"Taxonomy" and "ontology" sound like the substance of academic debate, but it's a subject of much interest to merchandising in the retail industry: when a vendor offers an array of products or services, how can he categorize them in a way that it makes it easy for the user to find? It's possible to take a cue from library science, as many companies have, and enter into the academic practices of categorization and classification. But taken too far, these can be detrimental rather than helpful.
The academic librarian is face with the challenge, given a vast amount of literature on a myriad of topics, of devising a categorization scheme that will result in a clear and understandable method for a person who wants a given book to be able to find it in the collection. The commercial bookseller is faced with exactly the same dilemma, so it would seem reasonable for him to take the same approach.
However, there is a difference between them: the bookseller actually cares that people are able to find the book that they are looking for, and will place it where they are likely to try to find it. The librarian does not: his interest is in having an orderly collection, according to his own concept of how things ought to be, and if people want to find something, they will simply have to learn his system.
Take the example of a single book Jean-Paul Sartre's Nausea: it is a fiction story, translated from a foreign language, that expresses philosophical ideas. A bookstore owner would logically choose to have three copies in inventory: one in fiction, another in philosophy, a third in foreign books. A librarian would put it in one and only one place: P3Z, the "general" category of "language and literature." Look for it anywhere else, and you'll be disappointed.
This difference is critical to the quality of service they provide - I could expand on it, but a few questions should make this difference self-evident: When was the last time you walked into a library, at all? Did the staff at the library seem at all happy to see you? Was it easy to find what you were looking for, or did you have to learn the system in order to get what you wanted? Was it in any way a pleasant experience?
And, in case your answers to any of those questions was positive, did you look around to see how many other people were there? Chances are, it was a quiet and vacant place, and that if the library weren't paid for by taxes or the generosity of patrons, it would not be able to survive as a business.
That's not to say that retail is in all cases superior. Consider the layout of the brick-and-mortar department store: if you're looking for a pair of men's dress shoes, you might follow the map to the "men's" department and then the signage to the formal wear. And there, you will be told by a store clerk, in a matter as disdainful as that of any librarian, that you ought to have gone to the shoe department. The retailer can't be bothered to make things available where you would think to look for them, and you have to learn their system of categorization.
The Internet brings the opportunity for retailers to overcome the limitations of the physical store.

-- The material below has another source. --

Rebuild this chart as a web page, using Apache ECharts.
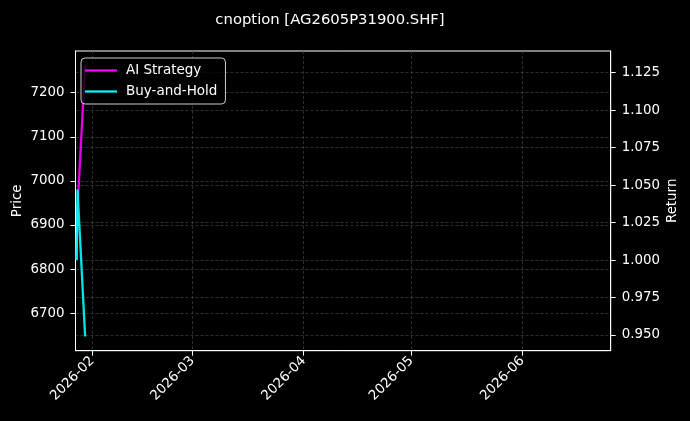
<!DOCTYPE html>
<html>
<head>
<meta charset="utf-8">
<script src="https://cdn.jsdelivr.net/npm/echarts@6/dist/echarts.min.js"></script>
<style>
  html, body { margin: 0; padding: 0; background: #000; }
  #chart { width: 690px; height: 421px; }
</style>
</head>
<body>
<div id="chart"></div>
<script>
// 数据
var dates = ['2026-01-27 15:00', '2026-01-27 21:00', '2026-01-30 00:00'];
var aiReturn = [1.000, 1.035, 1.130];
var bhReturn = [1.000, 1.047, 0.949];

// 刻度
var monthTicks = ['2026-02-01', '2026-03-01', '2026-04-01', '2026-05-01', '2026-06-01'];
var priceTicks = [6700, 6800, 6900, 7000, 7100, 7200];
var returnTicks = [0.950, 0.975, 1.000, 1.025, 1.050, 1.075, 1.100, 1.125];

// 轴范围
var xRange = ['2026-01-27 07:30', '2026-06-25 16:00'];
var priceRange = [6615, 7294.5];
var returnRange = [0.9395, 1.1395];

function ts(s) {
  if (s.length == 10) s = s + ' 00:00';
  return new Date(s.replace(' ', 'T')).getTime();
}

var font = 'DejaVu Sans';
var fs = 13.4;
var gridLine = {
  show: true,
  lineStyle: { color: '#4d4d4d', width: 0.6, type: [3, 2] }
};

var chart = echarts.init(document.getElementById('chart'));

chart.setOption({
  backgroundColor: '#000',
  textStyle: { fontFamily: font },
  title: {
    text: 'cnoption [AG2605P31900.SHF]',
    left: 325,
    top: 8,
    textAlign: 'center',
    textStyle: { color: '#fff', fontSize: 14.8, fontWeight: 'normal', fontFamily: font }
  },
  legend: {
    data: ['AI Strategy', 'Buy-and-Hold'],
    orient: 'vertical',
    left: 81,
    top: 58,
    padding: [5, 8, 5, 4],
    icon: 'rect',
    itemWidth: 32,
    itemHeight: 2.2,
    itemGap: 6,
    backgroundColor: 'rgba(0,0,0,0.8)',
    borderColor: '#cccccc',
    borderWidth: 1,
    borderRadius: 4,
    textStyle: { color: '#fff', fontSize: 13.5, fontFamily: font, lineHeight: 15, padding: [0, 0, 0, 4] }
  },
  grid: {
    left: 75.5,
    right: 79.3,
    top: 51,
    bottom: 70.3,
    outerBoundsMode: 'none',
    show: true,
    borderColor: '#fff',
    borderWidth: 1,
    backgroundColor: 'transparent'
  },
  xAxis: {
    type: 'value',
    min: ts(xRange[0]),
    max: ts(xRange[1]),
    axisLine: { show: true, lineStyle: { color: '#fff' } },
    axisTick: {
      show: true,
      length: 5,
      lineStyle: { color: '#fff' },
      customValues: monthTicks.map(ts)
    },
    axisLabel: {
      color: '#fff',
      fontSize: fs,
      fontFamily: font,
      rotate: 45,
      margin: 8,
      customValues: monthTicks.map(ts),
      formatter: function (v) {
        var d = new Date(v);
        var m = d.getMonth() + 1;
        return d.getFullYear() + '-' + (m < 10 ? '0' + m : m);
      }
    },
    splitLine: gridLine
  },
  yAxis: [
    {
      type: 'value',
      position: 'left',
      min: priceRange[0],
      max: priceRange[1],
      name: 'Price',
      nameLocation: 'middle',
      nameRotate: 90,
      nameGap: 51,
      nameMoveOverlap: false,
      nameTextStyle: { color: '#fff', fontSize: fs, fontFamily: font },
      axisLine: { show: true, lineStyle: { color: '#fff' } },
      axisTick: { show: true, length: 5, lineStyle: { color: '#fff' }, customValues: priceTicks },
      axisLabel: {
        color: '#fff', fontSize: fs, fontFamily: font, margin: 11,
        customValues: priceTicks,
        formatter: function (v) { return String(v); }
      },
      splitLine: gridLine
    },
    {
      type: 'value',
      position: 'right',
      min: returnRange[0],
      max: returnRange[1],
      name: 'Return',
      nameLocation: 'middle',
      nameRotate: 90,
      nameGap: 55,
      nameMoveOverlap: false,
      nameTextStyle: { color: '#fff', fontSize: fs, fontFamily: font },
      axisLine: { show: true, lineStyle: { color: '#fff' } },
      axisTick: { show: true, length: 5, lineStyle: { color: '#fff' }, customValues: returnTicks },
      axisLabel: {
        color: '#fff', fontSize: fs, fontFamily: font, margin: 11,
        customValues: returnTicks,
        formatter: function (v) { return v.toFixed(3); }
      },
      splitLine: gridLine
    }
  ],
  series: [
    {
      name: 'AI Strategy',
      type: 'line',
      yAxisIndex: 1,
      symbol: 'none',
      data: dates.map(function (d, i) { return [ts(d), aiReturn[i]]; }),
      lineStyle: { color: '#ff00ff', width: 2.3, opacity: 0.9 },
      itemStyle: { color: '#ff00ff' }
    },
    {
      name: 'Buy-and-Hold',
      type: 'line',
      yAxisIndex: 1,
      symbol: 'none',
      data: dates.map(function (d, i) { return [ts(d), bhReturn[i]]; }),
      lineStyle: { color: '#00ffff', width: 2.3, opacity: 0.9 },
      itemStyle: { color: '#00ffff' }
    }
  ]
});
</script>
</body>
</html>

It's simple and inexpensive to add a link to inventory under mens/formal/shoes as well as shoes/mens/formal (and even formal/shoes/men for the customer who might be inclined to look for them in that manner) - and it should not matter one bit to the retailer that they are listed in multiple places in inventory, as doing so doesn't require having multiple copies of the same item in different physical locations.
However, almost two decades after businesses took to the Internet, they still have yet to get it right. Some sites have broken out of rigid classification systems, but for distressingly many, they remain locked in the librarian mindset of one-and-only-one place for a given product, in a rigid classification system, that may not consider the perspective of the customer at all (many sites classify products according to their org chart).
And technology has done little to solve the problem. Having been through the exercise of evaluating content (mis)management systems a few years ago, I can confidently say that virtually all of them are based on a rigid classification system that insists that any given item can be in only one place. What was once indifference to the customer is now being shrugged off as a system requirement - but the net effect is still the same.
Ultiamtely, to goal of customer service is to serve the customer - and while that seems as self-evident as any other tautology, it's clearly a lesson that retailers have yet to learn, and a critical issue for user experience in which the operations and IT departments are unmotivated to consider a solution.